Holly Márie Parnell is an Irish/Canadian artist based between Wexford and Glasgow. Working in film and expanded cinema, her practice explores the ways we impart meaning and value through layers of authority and language. The material is built from personal encounters and connections, and is motivated by the subtle yet powerful truths of embodied knowledge and lived experience. Her work has been shared across Ireland, UK and abroad, with recent projects at Jupiter Woods, Humber Gallery, Sirius Arts Centre, Cork Film Festival, Hot Docs Toronto and Berwick Film and Media Arts Festival as a new cinema award winner. Her recent film Cabbage is currently part of aemi’s 2023 Irish national and international touring programme Súitú.
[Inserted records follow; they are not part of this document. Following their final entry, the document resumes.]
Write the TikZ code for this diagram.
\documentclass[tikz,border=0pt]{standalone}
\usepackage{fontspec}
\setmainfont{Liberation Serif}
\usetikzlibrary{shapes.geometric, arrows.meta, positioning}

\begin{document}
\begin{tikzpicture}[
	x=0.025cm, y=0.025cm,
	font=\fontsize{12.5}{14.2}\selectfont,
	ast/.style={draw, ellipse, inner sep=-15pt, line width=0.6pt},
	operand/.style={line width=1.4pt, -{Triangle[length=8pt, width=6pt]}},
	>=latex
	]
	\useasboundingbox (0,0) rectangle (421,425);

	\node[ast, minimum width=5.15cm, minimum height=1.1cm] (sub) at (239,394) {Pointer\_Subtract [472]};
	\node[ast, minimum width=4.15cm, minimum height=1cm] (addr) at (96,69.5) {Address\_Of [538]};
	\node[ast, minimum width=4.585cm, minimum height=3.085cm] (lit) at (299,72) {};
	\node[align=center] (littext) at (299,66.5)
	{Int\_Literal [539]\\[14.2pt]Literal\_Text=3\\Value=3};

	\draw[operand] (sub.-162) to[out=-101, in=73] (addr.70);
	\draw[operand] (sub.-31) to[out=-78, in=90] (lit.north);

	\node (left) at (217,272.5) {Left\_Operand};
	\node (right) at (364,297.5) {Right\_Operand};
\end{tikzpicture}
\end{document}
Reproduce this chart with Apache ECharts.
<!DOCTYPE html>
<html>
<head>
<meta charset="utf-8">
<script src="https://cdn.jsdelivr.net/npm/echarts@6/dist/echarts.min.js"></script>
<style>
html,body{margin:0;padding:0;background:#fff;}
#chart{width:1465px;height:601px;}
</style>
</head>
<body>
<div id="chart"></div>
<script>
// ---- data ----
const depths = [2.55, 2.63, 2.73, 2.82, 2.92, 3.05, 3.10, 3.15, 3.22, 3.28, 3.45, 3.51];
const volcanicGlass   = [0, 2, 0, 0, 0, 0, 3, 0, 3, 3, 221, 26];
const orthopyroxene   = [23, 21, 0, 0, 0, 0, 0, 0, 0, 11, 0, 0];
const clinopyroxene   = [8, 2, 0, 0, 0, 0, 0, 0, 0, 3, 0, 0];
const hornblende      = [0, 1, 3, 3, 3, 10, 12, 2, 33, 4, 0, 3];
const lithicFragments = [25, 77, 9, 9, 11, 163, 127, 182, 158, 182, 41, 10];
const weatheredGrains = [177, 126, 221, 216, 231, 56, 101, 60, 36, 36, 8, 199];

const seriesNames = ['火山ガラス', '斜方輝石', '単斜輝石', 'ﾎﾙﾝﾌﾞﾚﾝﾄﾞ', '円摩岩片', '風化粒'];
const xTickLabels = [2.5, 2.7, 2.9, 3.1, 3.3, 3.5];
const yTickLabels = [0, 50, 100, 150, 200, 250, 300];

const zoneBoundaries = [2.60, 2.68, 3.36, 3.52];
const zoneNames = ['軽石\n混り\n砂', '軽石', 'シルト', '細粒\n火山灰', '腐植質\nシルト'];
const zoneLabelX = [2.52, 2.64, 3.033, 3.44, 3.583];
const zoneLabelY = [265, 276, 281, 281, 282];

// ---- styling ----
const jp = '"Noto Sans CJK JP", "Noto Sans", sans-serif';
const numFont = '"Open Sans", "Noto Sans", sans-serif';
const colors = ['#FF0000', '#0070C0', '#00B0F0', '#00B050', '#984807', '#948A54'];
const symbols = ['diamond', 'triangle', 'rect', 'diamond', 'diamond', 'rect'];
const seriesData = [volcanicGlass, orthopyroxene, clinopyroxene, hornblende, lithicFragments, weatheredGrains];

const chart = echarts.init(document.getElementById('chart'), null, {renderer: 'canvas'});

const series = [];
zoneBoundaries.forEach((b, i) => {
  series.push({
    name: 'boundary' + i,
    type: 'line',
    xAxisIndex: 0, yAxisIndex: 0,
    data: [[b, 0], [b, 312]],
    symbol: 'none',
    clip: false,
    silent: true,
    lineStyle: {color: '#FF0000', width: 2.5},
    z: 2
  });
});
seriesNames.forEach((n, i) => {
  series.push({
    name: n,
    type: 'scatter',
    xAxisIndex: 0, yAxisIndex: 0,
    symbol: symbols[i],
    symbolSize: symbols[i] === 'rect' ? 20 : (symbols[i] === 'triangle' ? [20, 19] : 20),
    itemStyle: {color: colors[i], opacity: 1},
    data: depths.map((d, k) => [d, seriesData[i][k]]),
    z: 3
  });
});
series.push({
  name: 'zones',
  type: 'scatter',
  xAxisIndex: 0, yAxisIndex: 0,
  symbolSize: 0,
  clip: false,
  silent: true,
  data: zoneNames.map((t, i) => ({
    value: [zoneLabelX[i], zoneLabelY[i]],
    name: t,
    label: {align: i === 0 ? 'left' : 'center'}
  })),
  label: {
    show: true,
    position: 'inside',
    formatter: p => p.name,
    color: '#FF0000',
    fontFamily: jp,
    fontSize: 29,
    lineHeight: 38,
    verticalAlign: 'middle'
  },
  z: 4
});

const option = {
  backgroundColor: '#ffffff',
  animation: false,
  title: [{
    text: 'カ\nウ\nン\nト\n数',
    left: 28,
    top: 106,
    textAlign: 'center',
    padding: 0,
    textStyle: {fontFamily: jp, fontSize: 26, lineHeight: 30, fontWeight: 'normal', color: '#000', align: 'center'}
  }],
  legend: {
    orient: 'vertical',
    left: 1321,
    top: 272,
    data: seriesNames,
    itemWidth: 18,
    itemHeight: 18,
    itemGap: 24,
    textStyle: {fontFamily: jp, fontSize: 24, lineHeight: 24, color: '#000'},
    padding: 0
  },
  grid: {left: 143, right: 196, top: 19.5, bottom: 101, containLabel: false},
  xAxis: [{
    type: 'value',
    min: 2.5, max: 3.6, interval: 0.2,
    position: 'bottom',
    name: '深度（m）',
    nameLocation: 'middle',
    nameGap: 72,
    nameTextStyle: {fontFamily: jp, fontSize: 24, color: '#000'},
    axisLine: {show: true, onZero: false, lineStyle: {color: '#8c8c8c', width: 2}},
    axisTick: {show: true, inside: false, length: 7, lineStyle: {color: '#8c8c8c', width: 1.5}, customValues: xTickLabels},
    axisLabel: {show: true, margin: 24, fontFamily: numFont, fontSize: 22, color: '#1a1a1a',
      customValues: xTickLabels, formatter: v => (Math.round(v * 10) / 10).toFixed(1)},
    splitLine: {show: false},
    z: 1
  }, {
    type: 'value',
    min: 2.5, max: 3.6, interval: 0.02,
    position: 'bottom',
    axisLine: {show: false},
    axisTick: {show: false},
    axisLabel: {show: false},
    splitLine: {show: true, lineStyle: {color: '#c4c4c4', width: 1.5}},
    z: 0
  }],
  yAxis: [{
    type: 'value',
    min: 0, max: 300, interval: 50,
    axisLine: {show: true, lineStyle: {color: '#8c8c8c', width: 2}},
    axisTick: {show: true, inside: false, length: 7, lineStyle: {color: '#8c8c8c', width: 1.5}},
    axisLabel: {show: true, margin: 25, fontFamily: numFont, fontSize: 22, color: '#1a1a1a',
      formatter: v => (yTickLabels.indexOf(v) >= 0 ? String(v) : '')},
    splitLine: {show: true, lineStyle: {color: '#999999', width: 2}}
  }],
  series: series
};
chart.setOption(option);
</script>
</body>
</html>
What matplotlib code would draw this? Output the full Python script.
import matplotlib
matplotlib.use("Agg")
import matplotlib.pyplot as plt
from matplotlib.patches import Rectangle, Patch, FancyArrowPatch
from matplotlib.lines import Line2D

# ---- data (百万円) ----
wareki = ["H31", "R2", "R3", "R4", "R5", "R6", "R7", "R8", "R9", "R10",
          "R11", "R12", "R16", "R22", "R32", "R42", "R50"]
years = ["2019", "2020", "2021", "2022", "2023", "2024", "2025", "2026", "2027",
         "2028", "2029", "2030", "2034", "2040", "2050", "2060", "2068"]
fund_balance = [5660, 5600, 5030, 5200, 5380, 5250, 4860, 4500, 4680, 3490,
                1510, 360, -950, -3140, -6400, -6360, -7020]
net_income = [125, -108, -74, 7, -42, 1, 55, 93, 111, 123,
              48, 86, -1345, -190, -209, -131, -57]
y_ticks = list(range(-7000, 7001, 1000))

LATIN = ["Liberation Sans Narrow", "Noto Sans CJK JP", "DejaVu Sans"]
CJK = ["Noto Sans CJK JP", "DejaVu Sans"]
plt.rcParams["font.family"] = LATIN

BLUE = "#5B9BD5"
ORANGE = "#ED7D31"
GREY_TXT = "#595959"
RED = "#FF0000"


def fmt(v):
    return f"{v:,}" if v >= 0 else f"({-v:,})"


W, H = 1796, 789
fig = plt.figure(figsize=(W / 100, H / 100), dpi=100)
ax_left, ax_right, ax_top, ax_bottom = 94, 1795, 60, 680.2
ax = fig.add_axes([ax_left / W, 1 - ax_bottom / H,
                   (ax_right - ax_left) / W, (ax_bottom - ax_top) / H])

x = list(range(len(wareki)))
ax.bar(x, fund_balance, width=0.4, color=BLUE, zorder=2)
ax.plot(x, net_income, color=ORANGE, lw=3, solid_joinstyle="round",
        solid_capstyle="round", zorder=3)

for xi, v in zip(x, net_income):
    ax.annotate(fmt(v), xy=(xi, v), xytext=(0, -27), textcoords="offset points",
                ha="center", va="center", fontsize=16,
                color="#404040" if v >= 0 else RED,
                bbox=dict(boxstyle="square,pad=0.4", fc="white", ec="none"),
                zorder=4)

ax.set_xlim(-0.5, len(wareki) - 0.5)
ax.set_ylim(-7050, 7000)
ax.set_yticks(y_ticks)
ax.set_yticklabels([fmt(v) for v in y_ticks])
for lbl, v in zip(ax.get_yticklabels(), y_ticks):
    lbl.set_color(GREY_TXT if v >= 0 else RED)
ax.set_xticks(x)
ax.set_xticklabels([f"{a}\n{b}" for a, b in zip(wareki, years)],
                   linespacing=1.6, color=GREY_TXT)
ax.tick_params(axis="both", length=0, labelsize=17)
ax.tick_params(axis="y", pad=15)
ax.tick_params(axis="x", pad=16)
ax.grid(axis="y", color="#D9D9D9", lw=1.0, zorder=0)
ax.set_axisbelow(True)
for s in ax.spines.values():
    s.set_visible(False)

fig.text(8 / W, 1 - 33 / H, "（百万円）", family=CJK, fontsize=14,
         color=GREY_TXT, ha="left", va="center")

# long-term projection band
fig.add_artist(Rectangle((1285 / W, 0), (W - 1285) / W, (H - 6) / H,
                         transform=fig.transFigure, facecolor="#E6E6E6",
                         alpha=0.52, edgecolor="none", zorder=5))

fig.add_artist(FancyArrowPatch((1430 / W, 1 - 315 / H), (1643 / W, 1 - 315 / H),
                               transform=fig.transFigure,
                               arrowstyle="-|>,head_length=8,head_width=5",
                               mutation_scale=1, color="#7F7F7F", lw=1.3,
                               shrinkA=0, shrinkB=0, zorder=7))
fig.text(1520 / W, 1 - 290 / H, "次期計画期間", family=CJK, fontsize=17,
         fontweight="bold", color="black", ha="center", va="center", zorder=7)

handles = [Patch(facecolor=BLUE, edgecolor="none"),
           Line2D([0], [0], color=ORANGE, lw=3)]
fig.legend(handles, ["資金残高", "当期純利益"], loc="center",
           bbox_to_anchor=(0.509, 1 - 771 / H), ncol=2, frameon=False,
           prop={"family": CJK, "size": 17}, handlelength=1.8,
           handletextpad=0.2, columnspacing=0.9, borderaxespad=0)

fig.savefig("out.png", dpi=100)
She is an alumnus of Film London’s FLAMIN Fellowship and an MFA graduate of the Slade.
Audrey Blue is an Irish fine artist from Derry, Northern Ireland and is currently based in Belfast N.I. Her media include analogue photography, painting, printmaking and other experimental practices in film, embroidery and textiles. Blue’s themes explore queerness, mortality and conflict with youth and anxiety through her series titled ‘This Hurts’.
Jenny Brady is an artist filmmaker based in Dublin, exploring ideas around speech, translation and communication. Her films have been presented with LUX, The New York Film Festival, This Long Century, AEMI, Berwick Film & Media Arts Festival, MUBI, International Kurzfilmtage Oberhausen, McEvoy Foundation for the Arts, TENT Rotterdam, EMAF, Videonale, Camden International Film Festival, London Film Festival, Images Festival, November Film Festival, the Irish Film Institute, EVA International, The Irish Museum of Modern Art, The Whitechapel gallery and Tate Liverpool. Her works are distributed by LUX.
Lisa Freeman works across moving image, scripted performance, text and installation. Her works draw into question economic and power structures and explore how intimacy might be employed as a form of resistance. Freeman holds a Three Year Studio at Temple Bar Gallery + Studios, Dublin and was awarded the aemi & SIRIUS film commission, leading to a premiere at Cork International Film Festival 2023 and a solo show at SIRIUS in 2024. Recent projects include a solo show on ‘aemi online’ (2022-23); Súitú, aemi 2023 Touring Programme, which premiered at Cork International Film Festival (2022) and is touring to national and international venues; an artist publication launch and screening of the film Slipped as well as the presentation of the performance, Slipped, Fell and Smacked my Face off the Dance Floor at Mermaid Arts Centre (2022). Her work is held the Arts Council of Ireland Collection. She completed an MA in Art & Research Collaboration, IADT, Dublin (2020).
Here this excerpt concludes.